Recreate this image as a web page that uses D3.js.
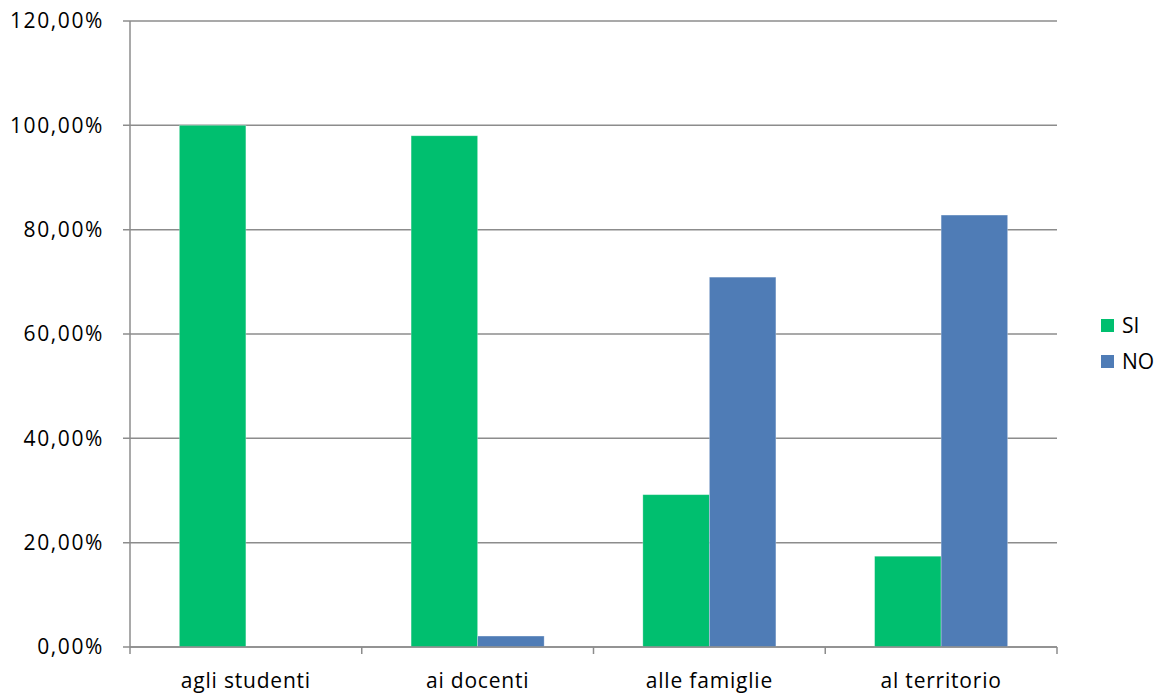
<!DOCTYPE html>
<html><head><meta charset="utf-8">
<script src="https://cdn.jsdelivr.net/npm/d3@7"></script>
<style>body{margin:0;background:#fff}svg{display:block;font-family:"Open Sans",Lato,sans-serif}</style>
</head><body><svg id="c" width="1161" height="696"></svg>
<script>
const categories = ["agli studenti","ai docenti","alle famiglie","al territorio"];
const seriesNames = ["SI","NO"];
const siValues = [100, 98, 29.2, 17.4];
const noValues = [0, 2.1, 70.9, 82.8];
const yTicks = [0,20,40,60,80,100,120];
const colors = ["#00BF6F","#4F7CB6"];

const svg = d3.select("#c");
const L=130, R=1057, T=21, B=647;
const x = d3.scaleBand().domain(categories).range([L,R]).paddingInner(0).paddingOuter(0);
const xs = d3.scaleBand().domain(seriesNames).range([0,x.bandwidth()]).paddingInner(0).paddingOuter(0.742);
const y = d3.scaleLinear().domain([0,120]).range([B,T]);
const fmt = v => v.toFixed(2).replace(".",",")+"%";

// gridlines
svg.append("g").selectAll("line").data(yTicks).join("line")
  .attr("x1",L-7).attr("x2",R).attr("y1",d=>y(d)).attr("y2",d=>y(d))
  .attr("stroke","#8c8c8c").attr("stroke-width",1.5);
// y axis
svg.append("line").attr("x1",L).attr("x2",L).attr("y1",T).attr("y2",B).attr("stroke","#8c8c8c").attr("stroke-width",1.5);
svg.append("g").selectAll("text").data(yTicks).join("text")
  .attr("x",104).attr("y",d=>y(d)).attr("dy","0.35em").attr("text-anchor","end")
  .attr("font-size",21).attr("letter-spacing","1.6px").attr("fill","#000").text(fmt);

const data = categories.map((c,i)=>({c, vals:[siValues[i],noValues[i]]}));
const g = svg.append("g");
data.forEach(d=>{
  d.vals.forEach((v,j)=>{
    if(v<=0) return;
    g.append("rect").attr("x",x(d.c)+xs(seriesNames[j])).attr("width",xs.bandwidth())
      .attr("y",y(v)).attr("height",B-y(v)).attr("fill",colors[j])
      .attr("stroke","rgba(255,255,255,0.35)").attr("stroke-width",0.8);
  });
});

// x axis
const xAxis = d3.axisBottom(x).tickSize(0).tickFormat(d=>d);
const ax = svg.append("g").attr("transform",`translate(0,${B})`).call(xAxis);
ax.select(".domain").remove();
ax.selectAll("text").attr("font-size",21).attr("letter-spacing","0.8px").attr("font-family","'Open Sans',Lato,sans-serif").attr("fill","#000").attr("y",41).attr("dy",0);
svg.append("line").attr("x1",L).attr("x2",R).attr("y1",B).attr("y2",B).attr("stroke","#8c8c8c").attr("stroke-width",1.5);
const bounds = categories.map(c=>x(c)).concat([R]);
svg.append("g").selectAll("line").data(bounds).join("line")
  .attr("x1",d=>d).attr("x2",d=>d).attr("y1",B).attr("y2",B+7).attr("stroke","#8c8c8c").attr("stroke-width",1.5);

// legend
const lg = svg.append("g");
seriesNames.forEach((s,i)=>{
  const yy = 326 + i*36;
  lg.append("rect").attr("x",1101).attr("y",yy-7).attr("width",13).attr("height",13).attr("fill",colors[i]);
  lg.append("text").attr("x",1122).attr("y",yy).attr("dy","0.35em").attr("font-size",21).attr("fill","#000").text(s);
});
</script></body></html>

• Task instructions:
From start to finish, output the listing exactly, but omit its pictures.

• The reply:
Recreate this image as a web page that uses D3.js.
<!DOCTYPE html>
<html><head><meta charset="utf-8">
<script src="https://cdn.jsdelivr.net/npm/d3@7"></script>
<style>body{margin:0;background:#fff}svg{display:block;font-family:"Open Sans",Lato,sans-serif}</style>
</head><body><svg id="c" width="1161" height="696"></svg>
<script>
const categories = ["agli studenti","ai docenti","alle famiglie","al territorio"];
const seriesNames = ["SI","NO"];
const siValues = [100, 98, 29.2, 17.4];
const noValues = [0, 2.1, 70.9, 82.8];
const yTicks = [0,20,40,60,80,100,120];
const colors = ["#00BF6F","#4F7CB6"];

const svg = d3.select("#c");
const L=130, R=1057, T=21, B=647;
const x = d3.scaleBand().domain(categories).range([L,R]).paddingInner(0).paddingOuter(0);
const xs = d3.scaleBand().domain(seriesNames).range([0,x.bandwidth()]).paddingInner(0).paddingOuter(0.742);
const y = d3.scaleLinear().domain([0,120]).range([B,T]);
const fmt = v => v.toFixed(2).replace(".",",")+"%";

// gridlines
svg.append("g").selectAll("line").data(yTicks).join("line")
  .attr("x1",L-7).attr("x2",R).attr("y1",d=>y(d)).attr("y2",d=>y(d))
  .attr("stroke","#8c8c8c").attr("stroke-width",1.5);
// y axis
svg.append("line").attr("x1",L).attr("x2",L).attr("y1",T).attr("y2",B).attr("stroke","#8c8c8c").attr("stroke-width",1.5);
svg.append("g").selectAll("text").data(yTicks).join("text")
  .attr("x",104).attr("y",d=>y(d)).attr("dy","0.35em").attr("text-anchor","end")
  .attr("font-size",21).attr("letter-spacing","1.6px").attr("fill","#000").text(fmt);

const data = categories.map((c,i)=>({c, vals:[siValues[i],noValues[i]]}));
const g = svg.append("g");
data.forEach(d=>{
  d.vals.forEach((v,j)=>{
    if(v<=0) return;
    g.append("rect").attr("x",x(d.c)+xs(seriesNames[j])).attr("width",xs.bandwidth())
      .attr("y",y(v)).attr("height",B-y(v)).attr("fill",colors[j])
      .attr("stroke","rgba(255,255,255,0.35)").attr("stroke-width",0.8);
  });
});

// x axis
const xAxis = d3.axisBottom(x).tickSize(0).tickFormat(d=>d);
const ax = svg.append("g").attr("transform",`translate(0,${B})`).call(xAxis);
ax.select(".domain").remove();
ax.selectAll("text").attr("font-size",21).attr("letter-spacing","0.8px").attr("font-family","'Open Sans',Lato,sans-serif").attr("fill","#000").attr("y",41).attr("dy",0);
svg.append("line").attr("x1",L).attr("x2",R).attr("y1",B).attr("y2",B).attr("stroke","#8c8c8c").attr("stroke-width",1.5);
const bounds = categories.map(c=>x(c)).concat([R]);
svg.append("g").selectAll("line").data(bounds).join("line")
  .attr("x1",d=>d).attr("x2",d=>d).attr("y1",B).attr("y2",B+7).attr("stroke","#8c8c8c").attr("stroke-width",1.5);

// legend
const lg = svg.append("g");
seriesNames.forEach((s,i)=>{
  const yy = 326 + i*36;
  lg.append("rect").attr("x",1101).attr("y",yy-7).attr("width",13).attr("height",13).attr("fill",colors[i]);
  lg.append("text").attr("x",1122).attr("y",yy).attr("dy","0.35em").attr("font-size",21).attr("fill","#000").text(s);
});
</script></body></html>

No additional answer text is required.